India’s higher education system stands third in size in the world after the US and China with nearly 26 million students in over 45,000 institutions in the country. In the last decade the country has witnessed a particularly high growth rate in student enrolment at a CAGR of 10.8% and institutions at 9%. ...
Indian higher education has been progressing at a fast pace adding over 20,000 colleges and about 8 million students between the ten year period 2001 - 2011. As of 2011, Indian higher education system is spread over 42 central universities, 275 state universities, 130 deemed universities and 90 private universities. ... [7]

  1. After putting the gist of this to the applicant at hearing, the Tribunal said it may find she could obtain education and or work commensurate with her skills in India.
  2. The applicant believed she could seek better work in India after completing a Diploma in Australia. She also advised that her husband (married in Australia on 24 October 2016), was an Indian citizen (formerly residing in Haryana State), and he had travelled to Australia on a (independently obtained) Student visa in 2014. However, his Student visa was subsequently cancelled (the applicant advised that her husband did not attend classes), and both the applicant and her husband were presently residing in Australia on Bridging visas (the husband had not yet been provided a date to attend a Tribunal hearing). At hearing (and by way of s.359AA), the Tribunal then advised the applicant inter alia that it had information that her marriage was for the purposes of allowing her to obtain permanent residence in Australia; and that she was said to be (words to the effect) ‘dishonest’. She explained that her husband did not have permanent residence in Australia, and the Tribunal accepts this to be correct. Be that as it may, the Tribunal does not understand the applicant would be separated from her husband (more than temporarily), if her Student visa was cancelled – and would therefore not suffer more than limited hardship. With respect to the claim the applicant is dishonest (in the dob-in report) the Tribunal has not considered this further.
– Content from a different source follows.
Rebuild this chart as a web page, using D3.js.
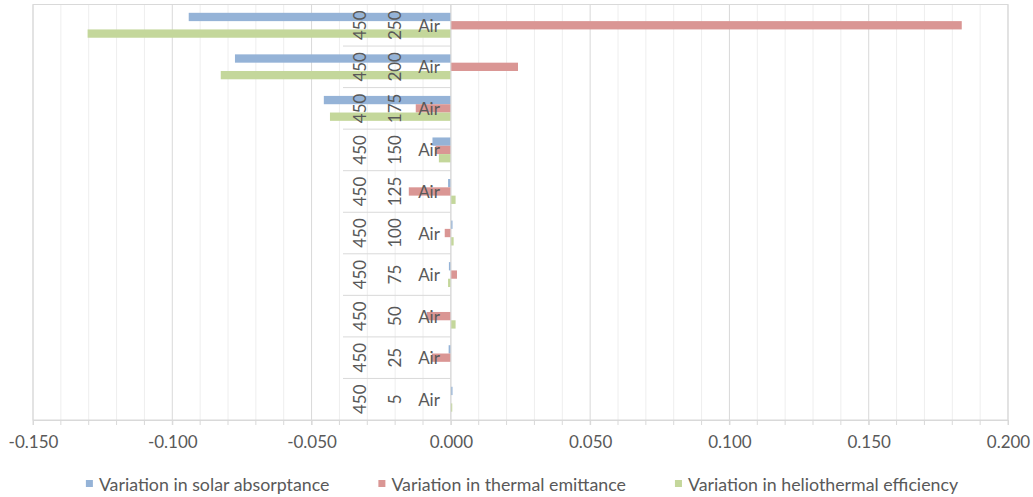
<!DOCTYPE html>
<html><head><meta charset="utf-8">
<script src="https://cdn.jsdelivr.net/npm/d3@7"></script>
<style>body{margin:0;background:#fff}svg{display:block;font-family:Lato,"Open Sans",sans-serif}</style>
</head><body><svg id="c" width="1033" height="497"></svg>
<script>
// Categories (bottom to top)
const categories = ["5","25","50","75","100","125","150","175","200","250"];
const outerLabels = ["450","450","450","450","450","450","450","450","450","450"];
const innerLabels = ["Air","Air","Air","Air","Air","Air","Air","Air","Air","Air"];
const seriesNames = ["Variation in solar absorptance","Variation in thermal emittance","Variation in heliothermal efficiency"];
const solar   = [0.0006,-0.0008, 0.0000,-0.0007, 0.0006,-0.0010,-0.0066,-0.0456,-0.0775,-0.0941];
const thermal = [0.0000,-0.0068,-0.0087, 0.0022,-0.0022,-0.0151,-0.0055,-0.0126, 0.0241, 0.1834];
const helio   = [0.0005, 0.0000, 0.0017,-0.0010, 0.0010, 0.0017,-0.0043,-0.0434,-0.0826,-0.1304];
const xTicks = [-0.15,-0.1,-0.05,0,0.05,0.1,0.15,0.2];
const colors = ["#95B3D7","#DA9694","#C4D79B"];

const svg = d3.select("#c");
const L=33, R=1008, T=4.5, B=420;
const x = d3.scaleLinear().domain([-0.15,0.2]).range([L,R]);
const y = d3.scaleBand().domain(categories.slice().reverse()).range([T,B]).padding(0);
const inner = d3.scaleBand().domain([0,1,2]).range([0,y.bandwidth()]).paddingInner(0).paddingOuter(1);
const textCol="#595959", major="#d9d9d9", minor="#eeeeee";

// minor gridlines
const minorVals = d3.range(-150,201,10).map(v=>v/1000);
svg.append("g").selectAll("line").data(minorVals.filter(v=>!xTicks.some(t=>Math.abs(t-v)<1e-9)))
  .join("line").attr("x1",d=>x(d)).attr("x2",d=>x(d)).attr("y1",T).attr("y2",B)
  .attr("stroke",minor).attr("stroke-width",1);
svg.append("g").selectAll("line").data(xTicks)
  .join("line").attr("x1",d=>x(d)).attr("x2",d=>x(d)).attr("y1",T).attr("y2",B)
  .attr("stroke",major).attr("stroke-width",1);
// border
svg.append("rect").attr("x",L).attr("y",T).attr("width",R-L).attr("height",B-T)
  .attr("fill","none").attr("stroke",major);

// bars
const series=[solar,thermal,helio];
series.forEach((vals,si)=>{
  svg.append("g").selectAll("rect").data(vals).join("rect")
    .attr("x",d=>x(Math.min(0,d))).attr("width",d=>Math.abs(x(d)-x(0)))
    .attr("y",(d,i)=>y(categories[i])+inner(si)).attr("height",inner.bandwidth())
    .attr("fill",colors[si]);
});

// category axis line at zero
svg.append("line").attr("x1",x(0)).attr("x2",x(0)).attr("y1",T).attr("y2",B).attr("stroke",major);
// category separators
const bounds = categories.map(c=>y(c));
svg.append("g").selectAll("line").data(bounds).join("line")
  .attr("x1",343).attr("x2",x(0)).attr("y1",d=>d).attr("y2",d=>d).attr("stroke",major);
// category labels
const lab = svg.append("g").attr("fill",textCol).style("font-size","17px");
categories.forEach((c,i)=>{
  const cy = y(c)+y.bandwidth()/2;
  lab.append("text").attr("x",429).attr("y",cy).attr("text-anchor","middle")
    .attr("dominant-baseline","central").text(innerLabels[i]);
  lab.append("text").attr("transform",`translate(394,${cy}) rotate(-90)`).attr("text-anchor","middle")
    .attr("dominant-baseline","central").text(c);
  lab.append("text").attr("transform",`translate(359,${cy}) rotate(-90)`).attr("text-anchor","middle")
    .attr("dominant-baseline","central").text(outerLabels[i]);
});

// x axis
const fmt = d3.format(".3f");
const ax = svg.append("g").attr("transform",`translate(0,${B})`)
  .call(d3.axisBottom(x).tickValues(xTicks).tickFormat(d=>fmt(d).replace("\u2212","-")).tickSize(5).tickPadding(11));
ax.select(".domain").attr("stroke",major);
ax.selectAll(".tick line").attr("stroke",major);
ax.selectAll("text").attr("fill",textCol).style("font-size","17px").style("font-family","Lato");
svg.append("g").selectAll("line").data(minorVals).join("line")
  .attr("x1",d=>x(d)).attr("x2",d=>x(d)).attr("y1",B).attr("y2",B+5).attr("stroke",major);

// legend
const lg = svg.append("g").style("font-size","17.8px").attr("fill",textCol);
const items = seriesNames.map((n,i)=>{
  const g = lg.append("g");
  g.append("rect").attr("width",7).attr("height",7).attr("y",-4).attr("fill",colors[i]);
  const t = g.append("text").attr("x",13).attr("dominant-baseline","central").text(n);
  return {g,w:13+t.node().getComputedTextLength()};
});
const gap=49; const total=d3.sum(items,d=>d.w)+gap*(items.length-1);
let cx = 522-total/2;
items.forEach(it=>{ it.g.attr("transform",`translate(${cx},484)`); cx+=it.w+gap; });
</script></body></html>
  3. That being said, and after considering all the accepted evidence herein, the Tribunal is not satisfied there exists a compelling need for the applicant to travel to or remain in Australia.
  4. When discussed, the applicant also said it was not safe for young women to work as cooks or chefs in India. Be that as it may, and after considering all the accepted evidence, and the country information, the Tribunal is satisfied the applicant could study or otherwise obtain work commensurate with her skills in India (even if not as a Chef). For instance, in the year prior to travelling to Australia, the applicant had been employed in a secretarial / administrative clerk position with an accountant in New Delhi (where her mother and brother now reside).
  5. Next, the applicant also said she had been ‘sponsored’ to travel to Australia by two of her mother’s brothers in Australia (with respect to accommodation and food expenses). However, and after arriving in Australia in July 2015, the applicant departed their residence/s around August 2016, by which time the applicant’s relationship with her uncles (and their wives) in Australia, had deteriorated. The Tribunal accepts this to be correct.
  6. Next, at the end of the hearing the applicant said that one of the Australian agents who had provided her advice, had charged her AUD30,000. That money had been paid for from the personal savings of her husband’s parents, and though no genuine service had been provided, none of the monies had been recovered (this had related to employment and other issues which appeared related to a work visa in Australia). When asked, the applicant had not reported this agent to anyone (other than the Tribunal). The Tribunal did not explore this evidence further. However, I have taken it into account prior to finalising this decision. That being said, and after considering all the accepted evidence, the Tribunal will accept the applicant or her mother, would be disappointed if her Student visa was cancelled.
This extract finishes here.